Bond sales by companies worldwide slowed to an 11-year low in January as investors shunned risk amid a meltdown in capital and commodities markets.
About $329 billion (€303.3bn) of debt has been issued so far this month, the least for a January since 2005, when $299bn of securities were sold.
That’s despite the biggest day ever for bond sales in the US on January 13 when Anheuser-Busch InBev sold $46bn of bonds to fund its takeover of SABMiller.
The deal was the second-largest dollar-denominated debt deal on record.
“It’s like the Emperor has no clothes — the world is not as rich as it thought it was,” said Eden Riche, the London-based global head of high-yield and emerging-markets syndicate at ING Bank.
“There are a number of factors coming together all at once — deflating global asset bubbles, the collapse in the commodity market, China slowdown, and concerns the Federal Reserve will raise rates too quickly. It’s created the perfect storm,” the analysts said.
Since the Fed raised rates last month, a rout in Chinese equities has fuelled concern a slowdown there would spread to the global economy.

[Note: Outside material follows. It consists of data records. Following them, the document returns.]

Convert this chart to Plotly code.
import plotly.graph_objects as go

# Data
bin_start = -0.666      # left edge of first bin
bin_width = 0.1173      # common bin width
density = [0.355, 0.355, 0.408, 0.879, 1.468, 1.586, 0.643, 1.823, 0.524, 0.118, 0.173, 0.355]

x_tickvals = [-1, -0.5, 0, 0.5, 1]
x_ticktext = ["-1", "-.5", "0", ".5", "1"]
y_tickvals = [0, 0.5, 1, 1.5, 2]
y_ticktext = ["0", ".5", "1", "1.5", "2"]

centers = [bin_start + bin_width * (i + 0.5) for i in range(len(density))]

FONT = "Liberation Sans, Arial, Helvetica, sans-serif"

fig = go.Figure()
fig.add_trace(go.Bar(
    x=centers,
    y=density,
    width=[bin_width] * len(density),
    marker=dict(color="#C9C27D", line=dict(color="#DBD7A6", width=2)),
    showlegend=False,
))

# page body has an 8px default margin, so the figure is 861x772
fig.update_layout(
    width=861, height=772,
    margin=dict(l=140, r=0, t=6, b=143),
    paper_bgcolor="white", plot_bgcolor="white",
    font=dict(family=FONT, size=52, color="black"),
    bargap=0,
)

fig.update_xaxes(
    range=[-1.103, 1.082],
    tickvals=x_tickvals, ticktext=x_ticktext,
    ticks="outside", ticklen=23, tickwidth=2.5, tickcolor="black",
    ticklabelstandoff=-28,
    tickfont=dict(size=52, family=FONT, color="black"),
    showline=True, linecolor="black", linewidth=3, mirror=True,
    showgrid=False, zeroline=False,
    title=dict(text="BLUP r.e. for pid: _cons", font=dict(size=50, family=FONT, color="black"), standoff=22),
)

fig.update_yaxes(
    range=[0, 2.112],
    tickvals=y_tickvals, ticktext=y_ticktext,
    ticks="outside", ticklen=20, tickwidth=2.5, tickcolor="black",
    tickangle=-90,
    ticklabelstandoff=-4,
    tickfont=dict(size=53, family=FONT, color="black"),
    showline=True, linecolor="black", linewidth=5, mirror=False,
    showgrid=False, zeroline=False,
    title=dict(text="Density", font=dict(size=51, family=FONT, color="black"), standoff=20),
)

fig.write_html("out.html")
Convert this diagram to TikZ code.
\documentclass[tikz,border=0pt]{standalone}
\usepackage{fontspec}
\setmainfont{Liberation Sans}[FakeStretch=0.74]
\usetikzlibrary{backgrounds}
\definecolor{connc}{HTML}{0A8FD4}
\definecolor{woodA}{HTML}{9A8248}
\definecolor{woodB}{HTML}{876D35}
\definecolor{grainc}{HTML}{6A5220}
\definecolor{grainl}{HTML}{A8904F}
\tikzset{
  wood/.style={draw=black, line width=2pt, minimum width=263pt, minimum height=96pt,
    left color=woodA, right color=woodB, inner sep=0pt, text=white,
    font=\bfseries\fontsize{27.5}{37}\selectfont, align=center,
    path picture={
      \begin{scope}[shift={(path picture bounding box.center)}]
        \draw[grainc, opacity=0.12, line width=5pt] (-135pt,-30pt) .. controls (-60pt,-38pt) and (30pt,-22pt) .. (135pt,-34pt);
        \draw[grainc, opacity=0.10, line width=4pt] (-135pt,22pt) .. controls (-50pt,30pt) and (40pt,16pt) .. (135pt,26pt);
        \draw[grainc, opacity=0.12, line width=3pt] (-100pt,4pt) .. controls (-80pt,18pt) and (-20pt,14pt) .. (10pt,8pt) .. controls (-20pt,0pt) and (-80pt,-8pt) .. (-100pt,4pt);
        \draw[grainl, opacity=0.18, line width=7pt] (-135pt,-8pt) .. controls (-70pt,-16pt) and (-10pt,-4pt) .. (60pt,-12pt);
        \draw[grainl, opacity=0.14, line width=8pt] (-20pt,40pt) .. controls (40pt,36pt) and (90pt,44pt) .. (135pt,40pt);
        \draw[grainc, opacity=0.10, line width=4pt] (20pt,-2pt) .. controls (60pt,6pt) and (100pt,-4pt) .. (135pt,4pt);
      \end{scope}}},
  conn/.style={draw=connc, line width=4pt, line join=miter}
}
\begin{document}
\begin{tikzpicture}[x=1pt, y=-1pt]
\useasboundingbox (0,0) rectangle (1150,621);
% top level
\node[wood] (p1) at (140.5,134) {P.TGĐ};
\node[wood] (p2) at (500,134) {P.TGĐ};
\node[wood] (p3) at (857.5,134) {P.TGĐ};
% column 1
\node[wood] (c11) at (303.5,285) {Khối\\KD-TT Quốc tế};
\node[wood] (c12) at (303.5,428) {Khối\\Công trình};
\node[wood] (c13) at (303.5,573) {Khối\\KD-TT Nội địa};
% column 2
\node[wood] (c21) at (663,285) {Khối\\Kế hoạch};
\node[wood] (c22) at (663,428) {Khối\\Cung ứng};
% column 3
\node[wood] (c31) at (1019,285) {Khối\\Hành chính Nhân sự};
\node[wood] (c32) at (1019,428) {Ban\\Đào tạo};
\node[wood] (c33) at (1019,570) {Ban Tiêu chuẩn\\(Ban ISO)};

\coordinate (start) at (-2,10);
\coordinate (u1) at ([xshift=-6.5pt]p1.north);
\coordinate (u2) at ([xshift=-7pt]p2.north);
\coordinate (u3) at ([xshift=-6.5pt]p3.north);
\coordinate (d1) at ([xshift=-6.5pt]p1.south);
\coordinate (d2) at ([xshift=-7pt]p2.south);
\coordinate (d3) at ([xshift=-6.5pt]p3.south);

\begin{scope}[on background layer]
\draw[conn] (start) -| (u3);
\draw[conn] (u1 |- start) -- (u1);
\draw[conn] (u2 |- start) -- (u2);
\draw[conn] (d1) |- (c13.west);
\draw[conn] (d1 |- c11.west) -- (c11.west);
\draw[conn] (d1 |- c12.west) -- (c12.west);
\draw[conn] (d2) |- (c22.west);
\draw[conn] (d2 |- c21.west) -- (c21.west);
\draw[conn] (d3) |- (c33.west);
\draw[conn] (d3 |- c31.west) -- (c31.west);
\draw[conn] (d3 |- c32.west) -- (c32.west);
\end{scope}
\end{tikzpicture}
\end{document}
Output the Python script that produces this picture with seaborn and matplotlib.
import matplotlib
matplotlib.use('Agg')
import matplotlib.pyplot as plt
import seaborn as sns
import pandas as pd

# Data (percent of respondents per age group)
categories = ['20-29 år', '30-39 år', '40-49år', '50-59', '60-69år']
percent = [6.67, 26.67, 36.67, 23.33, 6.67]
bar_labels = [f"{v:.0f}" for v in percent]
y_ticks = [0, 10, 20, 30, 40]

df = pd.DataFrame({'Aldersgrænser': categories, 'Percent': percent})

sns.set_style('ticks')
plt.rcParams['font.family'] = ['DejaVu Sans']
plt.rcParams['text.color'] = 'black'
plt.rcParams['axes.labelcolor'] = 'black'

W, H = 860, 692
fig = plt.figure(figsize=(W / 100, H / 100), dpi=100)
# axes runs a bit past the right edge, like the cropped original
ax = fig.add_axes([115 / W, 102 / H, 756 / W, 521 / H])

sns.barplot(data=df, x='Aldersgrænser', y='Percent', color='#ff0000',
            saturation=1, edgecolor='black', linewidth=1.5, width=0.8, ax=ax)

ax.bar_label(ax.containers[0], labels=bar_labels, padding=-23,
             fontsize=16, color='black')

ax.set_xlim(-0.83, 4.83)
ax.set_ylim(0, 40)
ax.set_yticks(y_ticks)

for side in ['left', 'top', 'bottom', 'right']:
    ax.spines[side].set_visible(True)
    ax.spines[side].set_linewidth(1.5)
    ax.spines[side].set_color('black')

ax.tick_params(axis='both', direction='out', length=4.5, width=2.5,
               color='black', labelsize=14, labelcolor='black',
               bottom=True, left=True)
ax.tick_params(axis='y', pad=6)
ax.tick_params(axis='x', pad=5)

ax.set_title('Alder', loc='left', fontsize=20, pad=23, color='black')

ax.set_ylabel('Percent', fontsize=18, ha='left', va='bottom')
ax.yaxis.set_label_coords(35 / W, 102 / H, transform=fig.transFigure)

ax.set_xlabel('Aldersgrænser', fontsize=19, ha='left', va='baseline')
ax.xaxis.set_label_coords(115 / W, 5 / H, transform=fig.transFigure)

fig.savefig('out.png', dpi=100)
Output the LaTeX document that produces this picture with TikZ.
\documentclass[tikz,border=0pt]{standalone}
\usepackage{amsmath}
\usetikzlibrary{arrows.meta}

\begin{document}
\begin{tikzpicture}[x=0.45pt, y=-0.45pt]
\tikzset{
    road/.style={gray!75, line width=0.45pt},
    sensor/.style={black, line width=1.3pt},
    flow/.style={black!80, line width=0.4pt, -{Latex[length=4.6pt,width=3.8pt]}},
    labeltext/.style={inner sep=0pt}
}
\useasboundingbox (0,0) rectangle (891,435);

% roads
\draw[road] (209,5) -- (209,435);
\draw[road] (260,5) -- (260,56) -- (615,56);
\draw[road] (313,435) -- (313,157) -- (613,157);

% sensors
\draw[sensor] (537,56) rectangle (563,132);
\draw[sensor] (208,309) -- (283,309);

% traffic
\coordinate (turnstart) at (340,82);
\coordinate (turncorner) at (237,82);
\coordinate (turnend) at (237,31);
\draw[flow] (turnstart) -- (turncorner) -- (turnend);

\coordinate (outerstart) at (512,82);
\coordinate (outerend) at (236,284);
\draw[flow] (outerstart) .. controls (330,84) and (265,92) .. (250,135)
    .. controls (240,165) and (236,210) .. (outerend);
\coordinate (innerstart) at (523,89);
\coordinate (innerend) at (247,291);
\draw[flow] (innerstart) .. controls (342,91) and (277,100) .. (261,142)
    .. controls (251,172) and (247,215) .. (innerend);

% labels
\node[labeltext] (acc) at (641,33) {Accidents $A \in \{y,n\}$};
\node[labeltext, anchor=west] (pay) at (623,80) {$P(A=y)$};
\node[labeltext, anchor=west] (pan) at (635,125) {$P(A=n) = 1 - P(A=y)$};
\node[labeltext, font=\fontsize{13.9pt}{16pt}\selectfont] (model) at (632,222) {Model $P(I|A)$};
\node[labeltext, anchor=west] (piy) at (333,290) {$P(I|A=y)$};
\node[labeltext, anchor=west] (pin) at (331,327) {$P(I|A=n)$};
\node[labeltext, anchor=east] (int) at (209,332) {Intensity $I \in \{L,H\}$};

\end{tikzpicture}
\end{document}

The Standard & Poor’s 500 stock index has since plunged 6.8%, oil prices have declined 20% over the same period and junk bonds have lost about 1.8%.
January is on track for the slowest month for initial public offerings on US exchanges since December 2008, when no companies filed to raise shares after the bankruptcy of Lehman Brothers Holdings.
Corporate note issuance in China may grow at a slower pace this year, as the world’s second-largest economy expands at the weakest pace in a quarter century, according to Tang Lingyun, deputy head of global markets at Industrial & Commercial Bank of China.
Firms in industries with excess capacity will face difficulty in raising debt financing as investors shun lower-rated securities, he said.
Bond investors who gobbled up $29 trillion of corporate debt since the financial crisis have mostly avoided all but the highest-quality issuers.
AB InBev received a record $110bn of investor orders on its offering, allowing it to tighten yields from initial guidance enough to shave about $100 million in potential annual interest costs.
The outlook for high-yield debt is particularly bleak.
Jeffrey Gundlach, chief investment officer of Double Line Capital, who has warned of a recession in the US, has said issuance of the riskier debt will probably collapse amid rising yields and a slowing economy.
“Corporate bond spreads have moved wider in response to increasing global risk,” said Scott Kimball, a Miami-based senior portfolio manager at Taplin Canida & Habacht, part of BMO Global Asset Management, which oversees $237bn of assets.